COLLECTED DATA

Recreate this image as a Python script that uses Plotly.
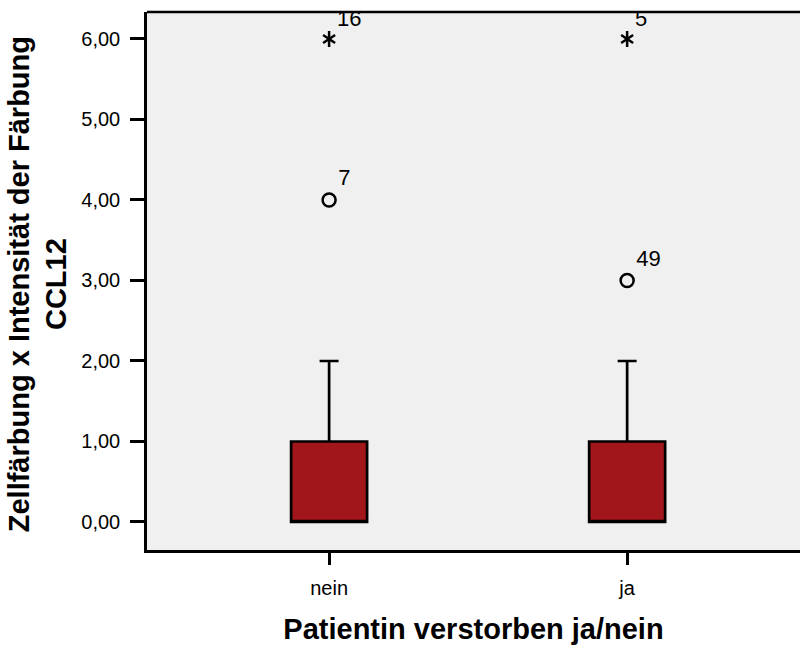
import plotly.graph_objects as go

categories = ["nein", "ja"]
q1 = [0, 0]
median = [0, 0]
q3 = [1, 1]
lower_fence = [0, 0]
upper_fence = [2, 2]

outlier_x = ["nein", "ja"]
outlier_y = [4, 3]
outlier_labels = ["7", "49"]

extreme_x = ["nein", "ja"]
extreme_y = [6, 6]
extreme_labels = ["16", "5"]

y_ticks = [0, 1, 2, 3, 4, 5, 6]
y_ticklabels = ["0,00", "1,00", "2,00", "3,00", "4,00", "5,00", "6,00"]

FONT = "Arial, Liberation Sans, sans-serif"

fig = go.Figure()
fig.add_trace(go.Box(
    x=categories, q1=q1, median=median, q3=q3,
    lowerfence=lower_fence, upperfence=upper_fence,
    width=0.255, whiskerwidth=0.25,
    fillcolor="#A0161A", line=dict(color="black", width=2.7),
    boxpoints=False, showlegend=False,
))
fig.add_trace(go.Scatter(
    x=outlier_x, y=outlier_y, mode="markers+text",
    text=outlier_labels, textposition="top right",
    textfont=dict(family=FONT, size=22, color="black"),
    marker=dict(symbol="circle-open", size=13, color="black", line=dict(width=2.5)),
    showlegend=False, cliponaxis=False,
))
for sym in ["y-up-open", "y-down-open"]:
    fig.add_trace(go.Scatter(
        x=extreme_x, y=extreme_y, mode="markers",
        marker=dict(symbol=sym, size=10, color="black", line=dict(width=2.5, color="black")),
        showlegend=False, cliponaxis=False,
    ))
fig.add_trace(go.Scatter(
    x=extreme_x, y=extreme_y, mode="markers+text",
    text=extreme_labels, textposition="top right",
    textfont=dict(family=FONT, size=22, color="black"),
    marker=dict(size=11, opacity=0),
    showlegend=False, cliponaxis=False,
))

fig.add_shape(type="line", xref="paper", yref="paper", x0=0, x1=1, y0=1, y1=1,
              line=dict(color="black", width=2.5))

fig.add_annotation(
    text="<b>Zellfärbung x Intensität der Färbung<br>CCL12</b>",
    xref="paper", yref="paper", x=-0.1669, y=0.494,
    xanchor="center", yanchor="middle", textangle=-90, showarrow=False,
    font=dict(family=FONT, size=29, color="black"),
)

fig.update_layout(
    width=800, height=648,
    margin=dict(l=147, r=0, t=12, b=98),
    paper_bgcolor="white", plot_bgcolor="#F0F0F0",
    font=dict(family=FONT, color="black"),
    showlegend=False,
)
fig.update_xaxes(
    type="category", categoryorder="array", categoryarray=categories,
    range=[-0.611, 1.58],
    showline=True, linecolor="black", linewidth=2.5,
    ticks="outside", ticklen=12, tickwidth=2.5, tickcolor="black",
    ticklabelstandoff=6,
    tickfont=dict(size=20), showgrid=False, zeroline=False,
    title=dict(text="<b>Patientin verstorben ja/nein</b>", font=dict(size=29), standoff=21),
)
fig.update_yaxes(
    range=[-0.348, 6.335],
    tickvals=y_ticks, ticktext=y_ticklabels,
    showline=True, linecolor="black", linewidth=2.5,
    ticks="outside", ticklen=14, tickwidth=2.5, tickcolor="black",
    ticklabelstandoff=6,
    tickfont=dict(size=20), showgrid=False, zeroline=False,
)

fig.write_html("out.html")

THE PROBLEM
Make an exact reproduction of the listing above, without any pictures.

WORKED ANSWER
Recreate this image as a Python script that uses Plotly.
import plotly.graph_objects as go

categories = ["nein", "ja"]
q1 = [0, 0]
median = [0, 0]
q3 = [1, 1]
lower_fence = [0, 0]
upper_fence = [2, 2]

outlier_x = ["nein", "ja"]
outlier_y = [4, 3]
outlier_labels = ["7", "49"]

extreme_x = ["nein", "ja"]
extreme_y = [6, 6]
extreme_labels = ["16", "5"]

y_ticks = [0, 1, 2, 3, 4, 5, 6]
y_ticklabels = ["0,00", "1,00", "2,00", "3,00", "4,00", "5,00", "6,00"]

FONT = "Arial, Liberation Sans, sans-serif"

fig = go.Figure()
fig.add_trace(go.Box(
    x=categories, q1=q1, median=median, q3=q3,
    lowerfence=lower_fence, upperfence=upper_fence,
    width=0.255, whiskerwidth=0.25,
    fillcolor="#A0161A", line=dict(color="black", width=2.7),
    boxpoints=False, showlegend=False,
))
fig.add_trace(go.Scatter(
    x=outlier_x, y=outlier_y, mode="markers+text",
    text=outlier_labels, textposition="top right",
    textfont=dict(family=FONT, size=22, color="black"),
    marker=dict(symbol="circle-open", size=13, color="black", line=dict(width=2.5)),
    showlegend=False, cliponaxis=False,
))
for sym in ["y-up-open", "y-down-open"]:
    fig.add_trace(go.Scatter(
        x=extreme_x, y=extreme_y, mode="markers",
        marker=dict(symbol=sym, size=10, color="black", line=dict(width=2.5, color="black")),
        showlegend=False, cliponaxis=False,
    ))
fig.add_trace(go.Scatter(
    x=extreme_x, y=extreme_y, mode="markers+text",
    text=extreme_labels, textposition="top right",
    textfont=dict(family=FONT, size=22, color="black"),
    marker=dict(size=11, opacity=0),
    showlegend=False, cliponaxis=False,
))

fig.add_shape(type="line", xref="paper", yref="paper", x0=0, x1=1, y0=1, y1=1,
              line=dict(color="black", width=2.5))

fig.add_annotation(
    text="<b>Zellfärbung x Intensität der Färbung<br>CCL12</b>",
    xref="paper", yref="paper", x=-0.1669, y=0.494,
    xanchor="center", yanchor="middle", textangle=-90, showarrow=False,
    font=dict(family=FONT, size=29, color="black"),
)

fig.update_layout(
    width=800, height=648,
    margin=dict(l=147, r=0, t=12, b=98),
    paper_bgcolor="white", plot_bgcolor="#F0F0F0",
    font=dict(family=FONT, color="black"),
    showlegend=False,
)
fig.update_xaxes(
    type="category", categoryorder="array", categoryarray=categories,
    range=[-0.611, 1.58],
    showline=True, linecolor="black", linewidth=2.5,
    ticks="outside", ticklen=12, tickwidth=2.5, tickcolor="black",
    ticklabelstandoff=6,
    tickfont=dict(size=20), showgrid=False, zeroline=False,
    title=dict(text="<b>Patientin verstorben ja/nein</b>", font=dict(size=29), standoff=21),
)
fig.update_yaxes(
    range=[-0.348, 6.335],
    tickvals=y_ticks, ticktext=y_ticklabels,
    showline=True, linecolor="black", linewidth=2.5,
    ticks="outside", ticklen=14, tickwidth=2.5, tickcolor="black",
    ticklabelstandoff=6,
    tickfont=dict(size=20), showgrid=False, zeroline=False,
)

fig.write_html("out.html")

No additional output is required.